■ **Task to carry out**
Count the lines in the data below where the string "with" occurs, please, and give the number alone.

--- Data supplied ---

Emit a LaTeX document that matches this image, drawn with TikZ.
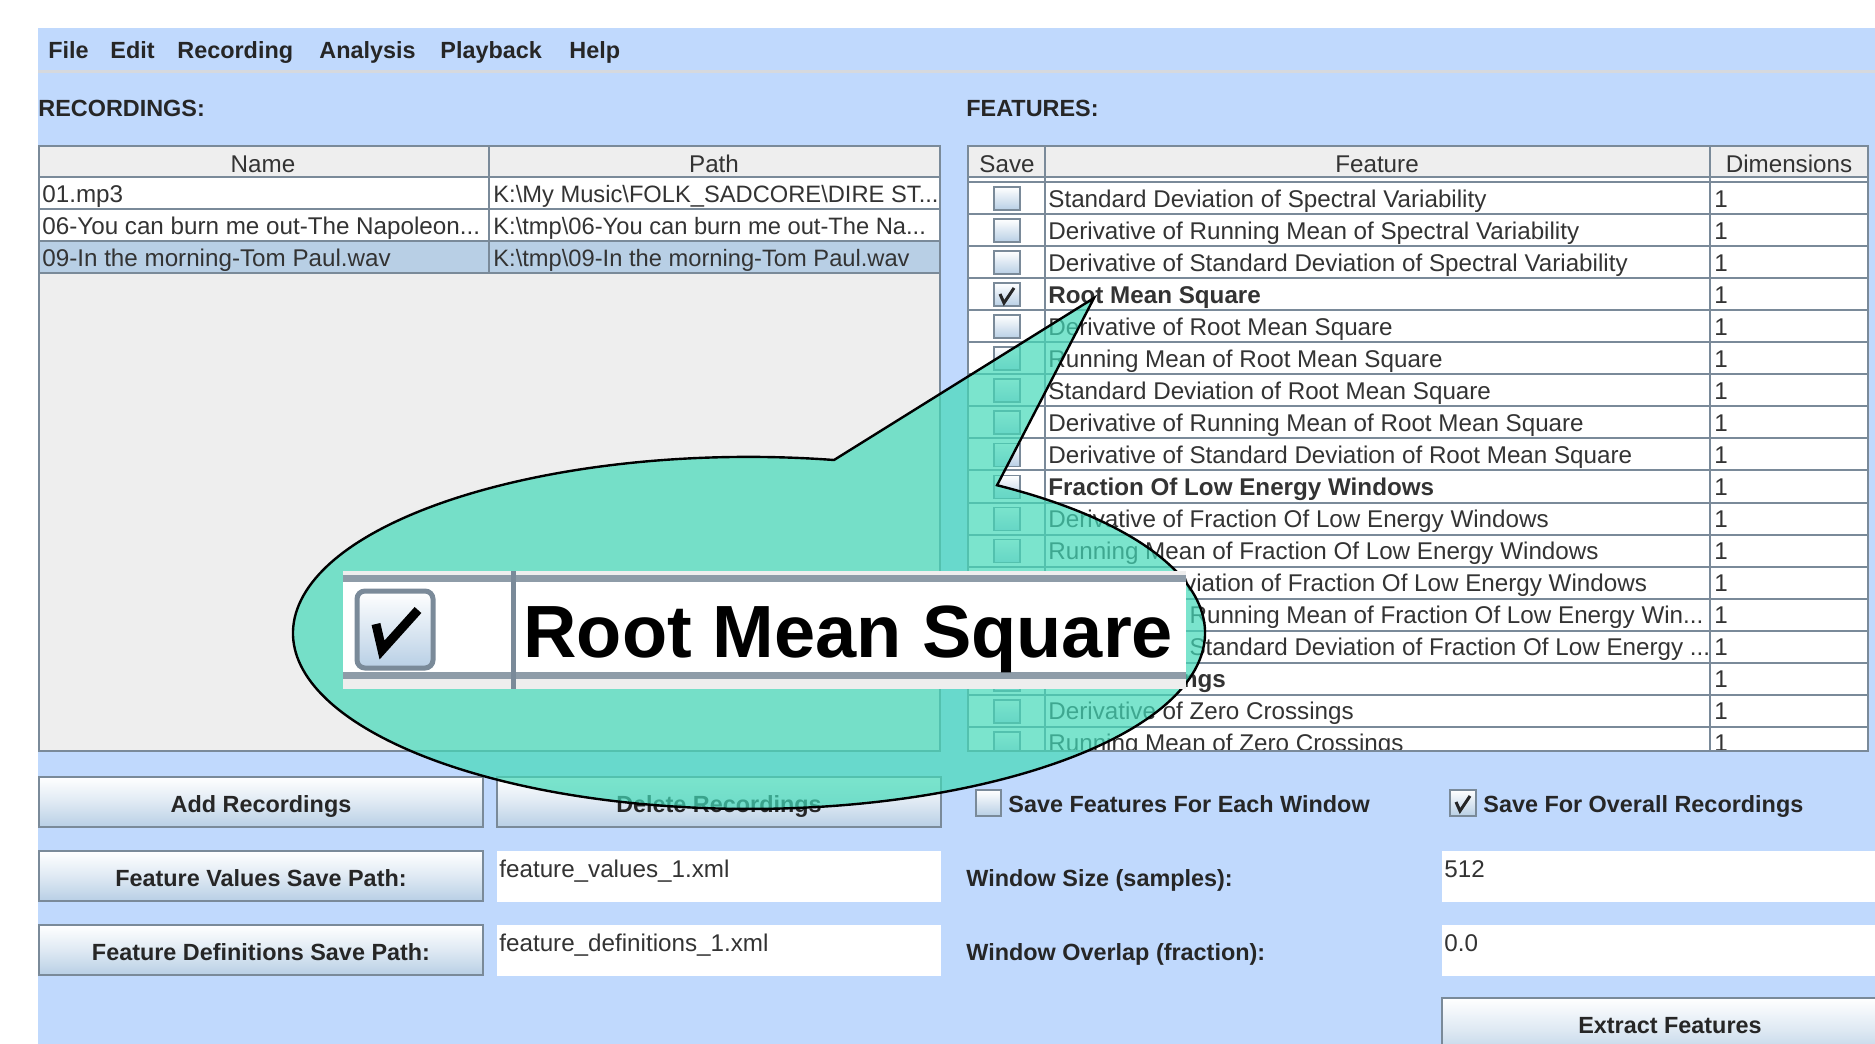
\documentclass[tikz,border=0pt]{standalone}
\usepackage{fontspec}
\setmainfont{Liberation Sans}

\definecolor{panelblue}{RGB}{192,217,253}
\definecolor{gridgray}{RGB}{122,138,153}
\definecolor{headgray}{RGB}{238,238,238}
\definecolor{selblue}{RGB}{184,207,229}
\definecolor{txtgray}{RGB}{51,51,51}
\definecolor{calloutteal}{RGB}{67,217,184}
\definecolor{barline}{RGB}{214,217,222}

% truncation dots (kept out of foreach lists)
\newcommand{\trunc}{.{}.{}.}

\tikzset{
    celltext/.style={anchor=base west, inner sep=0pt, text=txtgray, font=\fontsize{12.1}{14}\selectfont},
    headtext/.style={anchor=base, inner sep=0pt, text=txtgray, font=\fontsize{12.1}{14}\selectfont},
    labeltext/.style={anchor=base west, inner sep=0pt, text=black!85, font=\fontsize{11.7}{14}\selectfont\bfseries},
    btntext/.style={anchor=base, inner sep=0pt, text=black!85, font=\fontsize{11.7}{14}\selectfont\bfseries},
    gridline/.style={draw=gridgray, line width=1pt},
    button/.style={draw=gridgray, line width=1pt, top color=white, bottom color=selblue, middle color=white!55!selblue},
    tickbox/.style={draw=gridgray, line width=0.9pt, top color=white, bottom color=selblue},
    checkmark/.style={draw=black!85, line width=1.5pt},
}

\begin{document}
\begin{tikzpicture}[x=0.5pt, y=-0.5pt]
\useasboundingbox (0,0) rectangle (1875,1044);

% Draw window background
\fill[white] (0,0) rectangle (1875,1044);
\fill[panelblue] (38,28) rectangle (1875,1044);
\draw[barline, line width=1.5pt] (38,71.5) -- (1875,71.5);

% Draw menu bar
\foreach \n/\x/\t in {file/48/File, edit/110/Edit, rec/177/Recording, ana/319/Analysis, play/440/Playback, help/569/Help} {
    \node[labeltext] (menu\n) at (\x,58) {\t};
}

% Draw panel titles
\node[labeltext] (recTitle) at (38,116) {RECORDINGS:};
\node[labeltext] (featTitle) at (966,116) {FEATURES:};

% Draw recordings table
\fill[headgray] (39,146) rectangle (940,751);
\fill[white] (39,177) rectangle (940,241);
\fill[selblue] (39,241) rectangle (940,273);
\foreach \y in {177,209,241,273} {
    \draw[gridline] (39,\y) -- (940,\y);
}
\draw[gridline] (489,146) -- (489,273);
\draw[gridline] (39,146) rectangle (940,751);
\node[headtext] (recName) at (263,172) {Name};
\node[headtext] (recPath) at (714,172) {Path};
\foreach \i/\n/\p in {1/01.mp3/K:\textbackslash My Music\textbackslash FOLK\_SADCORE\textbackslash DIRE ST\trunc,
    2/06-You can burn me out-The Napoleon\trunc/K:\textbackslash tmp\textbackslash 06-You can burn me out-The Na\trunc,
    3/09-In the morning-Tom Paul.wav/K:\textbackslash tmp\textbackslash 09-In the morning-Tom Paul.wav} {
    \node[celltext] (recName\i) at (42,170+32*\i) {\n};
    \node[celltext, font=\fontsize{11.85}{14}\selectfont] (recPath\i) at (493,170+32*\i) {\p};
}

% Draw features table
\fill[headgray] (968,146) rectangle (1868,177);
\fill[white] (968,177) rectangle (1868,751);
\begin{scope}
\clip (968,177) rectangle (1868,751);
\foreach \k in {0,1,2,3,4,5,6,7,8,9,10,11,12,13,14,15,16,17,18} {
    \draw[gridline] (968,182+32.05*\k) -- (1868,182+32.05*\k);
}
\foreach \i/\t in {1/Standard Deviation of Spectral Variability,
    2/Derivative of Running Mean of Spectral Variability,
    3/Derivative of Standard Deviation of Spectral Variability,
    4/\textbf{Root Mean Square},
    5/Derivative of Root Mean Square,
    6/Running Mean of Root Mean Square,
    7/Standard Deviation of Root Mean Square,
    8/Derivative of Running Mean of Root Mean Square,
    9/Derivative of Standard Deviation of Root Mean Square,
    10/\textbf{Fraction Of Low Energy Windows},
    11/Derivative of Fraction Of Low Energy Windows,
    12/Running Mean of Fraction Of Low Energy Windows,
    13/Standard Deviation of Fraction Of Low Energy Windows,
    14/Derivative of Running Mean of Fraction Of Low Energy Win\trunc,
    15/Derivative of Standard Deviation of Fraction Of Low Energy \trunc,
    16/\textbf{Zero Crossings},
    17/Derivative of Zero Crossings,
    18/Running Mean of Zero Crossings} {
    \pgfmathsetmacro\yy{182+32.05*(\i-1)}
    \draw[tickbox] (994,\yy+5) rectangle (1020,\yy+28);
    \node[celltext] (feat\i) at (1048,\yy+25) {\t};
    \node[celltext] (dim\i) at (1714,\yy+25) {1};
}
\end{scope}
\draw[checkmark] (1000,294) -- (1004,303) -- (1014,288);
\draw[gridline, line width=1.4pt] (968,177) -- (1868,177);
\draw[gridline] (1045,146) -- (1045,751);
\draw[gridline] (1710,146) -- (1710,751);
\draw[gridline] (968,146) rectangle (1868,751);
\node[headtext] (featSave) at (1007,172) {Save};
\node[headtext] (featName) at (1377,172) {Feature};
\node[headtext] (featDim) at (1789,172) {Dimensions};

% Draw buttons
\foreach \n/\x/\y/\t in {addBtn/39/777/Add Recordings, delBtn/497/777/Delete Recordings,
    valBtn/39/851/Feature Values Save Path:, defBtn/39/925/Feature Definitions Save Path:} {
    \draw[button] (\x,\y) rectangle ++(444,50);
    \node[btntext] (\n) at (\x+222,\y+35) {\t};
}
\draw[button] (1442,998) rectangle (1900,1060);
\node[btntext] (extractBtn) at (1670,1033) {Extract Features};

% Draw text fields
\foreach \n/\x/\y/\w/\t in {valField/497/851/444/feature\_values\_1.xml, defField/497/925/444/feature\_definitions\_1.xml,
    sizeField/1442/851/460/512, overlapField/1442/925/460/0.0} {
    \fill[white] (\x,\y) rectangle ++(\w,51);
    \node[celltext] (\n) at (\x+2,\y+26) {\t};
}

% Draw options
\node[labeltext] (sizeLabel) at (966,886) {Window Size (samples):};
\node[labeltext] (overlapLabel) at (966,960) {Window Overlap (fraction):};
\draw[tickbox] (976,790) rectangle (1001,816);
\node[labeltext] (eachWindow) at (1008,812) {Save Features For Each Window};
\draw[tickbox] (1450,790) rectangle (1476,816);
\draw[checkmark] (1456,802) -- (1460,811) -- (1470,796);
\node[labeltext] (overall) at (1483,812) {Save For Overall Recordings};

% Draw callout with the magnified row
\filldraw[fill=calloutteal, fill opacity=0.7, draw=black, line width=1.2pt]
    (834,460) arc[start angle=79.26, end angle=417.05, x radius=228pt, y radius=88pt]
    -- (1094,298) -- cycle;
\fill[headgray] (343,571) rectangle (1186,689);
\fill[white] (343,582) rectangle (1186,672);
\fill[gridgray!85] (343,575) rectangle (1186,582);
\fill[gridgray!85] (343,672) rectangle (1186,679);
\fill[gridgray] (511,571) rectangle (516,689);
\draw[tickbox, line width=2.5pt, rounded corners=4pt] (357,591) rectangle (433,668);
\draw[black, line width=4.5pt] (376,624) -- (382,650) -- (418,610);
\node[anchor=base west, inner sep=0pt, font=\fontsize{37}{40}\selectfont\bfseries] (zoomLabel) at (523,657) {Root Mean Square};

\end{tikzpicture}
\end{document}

---
--- Data supplied ---

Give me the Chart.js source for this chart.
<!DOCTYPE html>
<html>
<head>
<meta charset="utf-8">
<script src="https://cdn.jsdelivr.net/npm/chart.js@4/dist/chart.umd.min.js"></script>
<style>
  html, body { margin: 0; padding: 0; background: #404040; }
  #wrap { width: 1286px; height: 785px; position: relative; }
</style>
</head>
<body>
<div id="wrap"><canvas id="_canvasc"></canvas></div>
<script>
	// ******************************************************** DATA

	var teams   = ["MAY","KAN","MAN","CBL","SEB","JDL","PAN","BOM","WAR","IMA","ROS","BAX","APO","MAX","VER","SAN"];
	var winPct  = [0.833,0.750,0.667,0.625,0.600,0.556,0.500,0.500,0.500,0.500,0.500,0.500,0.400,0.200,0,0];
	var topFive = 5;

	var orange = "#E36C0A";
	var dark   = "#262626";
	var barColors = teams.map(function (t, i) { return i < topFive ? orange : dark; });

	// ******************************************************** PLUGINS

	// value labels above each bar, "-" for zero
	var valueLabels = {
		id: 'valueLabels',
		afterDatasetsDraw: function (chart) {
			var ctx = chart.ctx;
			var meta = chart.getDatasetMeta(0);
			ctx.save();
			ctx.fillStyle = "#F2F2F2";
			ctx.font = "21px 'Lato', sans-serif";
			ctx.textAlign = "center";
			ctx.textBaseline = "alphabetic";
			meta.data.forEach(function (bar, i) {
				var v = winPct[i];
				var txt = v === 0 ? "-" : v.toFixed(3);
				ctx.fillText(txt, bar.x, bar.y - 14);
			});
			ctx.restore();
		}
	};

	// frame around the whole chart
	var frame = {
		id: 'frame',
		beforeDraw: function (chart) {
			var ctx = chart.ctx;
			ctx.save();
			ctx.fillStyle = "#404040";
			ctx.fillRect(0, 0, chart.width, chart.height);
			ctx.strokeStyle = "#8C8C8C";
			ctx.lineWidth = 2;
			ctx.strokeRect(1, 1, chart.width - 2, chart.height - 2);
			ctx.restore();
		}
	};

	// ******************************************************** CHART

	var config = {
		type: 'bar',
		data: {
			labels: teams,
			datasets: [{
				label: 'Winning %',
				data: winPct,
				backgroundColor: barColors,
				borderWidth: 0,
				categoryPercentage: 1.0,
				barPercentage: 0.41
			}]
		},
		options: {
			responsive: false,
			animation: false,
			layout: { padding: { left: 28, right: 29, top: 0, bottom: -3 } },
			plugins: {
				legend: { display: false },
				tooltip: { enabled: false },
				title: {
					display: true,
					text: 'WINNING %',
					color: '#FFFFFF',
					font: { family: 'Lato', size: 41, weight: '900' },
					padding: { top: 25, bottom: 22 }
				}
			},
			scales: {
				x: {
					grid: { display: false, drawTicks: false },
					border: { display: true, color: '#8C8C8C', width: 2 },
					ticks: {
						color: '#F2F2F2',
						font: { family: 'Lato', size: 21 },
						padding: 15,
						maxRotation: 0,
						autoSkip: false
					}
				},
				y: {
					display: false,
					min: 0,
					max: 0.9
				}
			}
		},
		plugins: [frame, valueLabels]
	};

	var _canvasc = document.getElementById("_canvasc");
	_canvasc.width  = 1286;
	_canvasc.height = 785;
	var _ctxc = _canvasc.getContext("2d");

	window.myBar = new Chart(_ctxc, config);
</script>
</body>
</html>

---

■ **Solution for this task**
2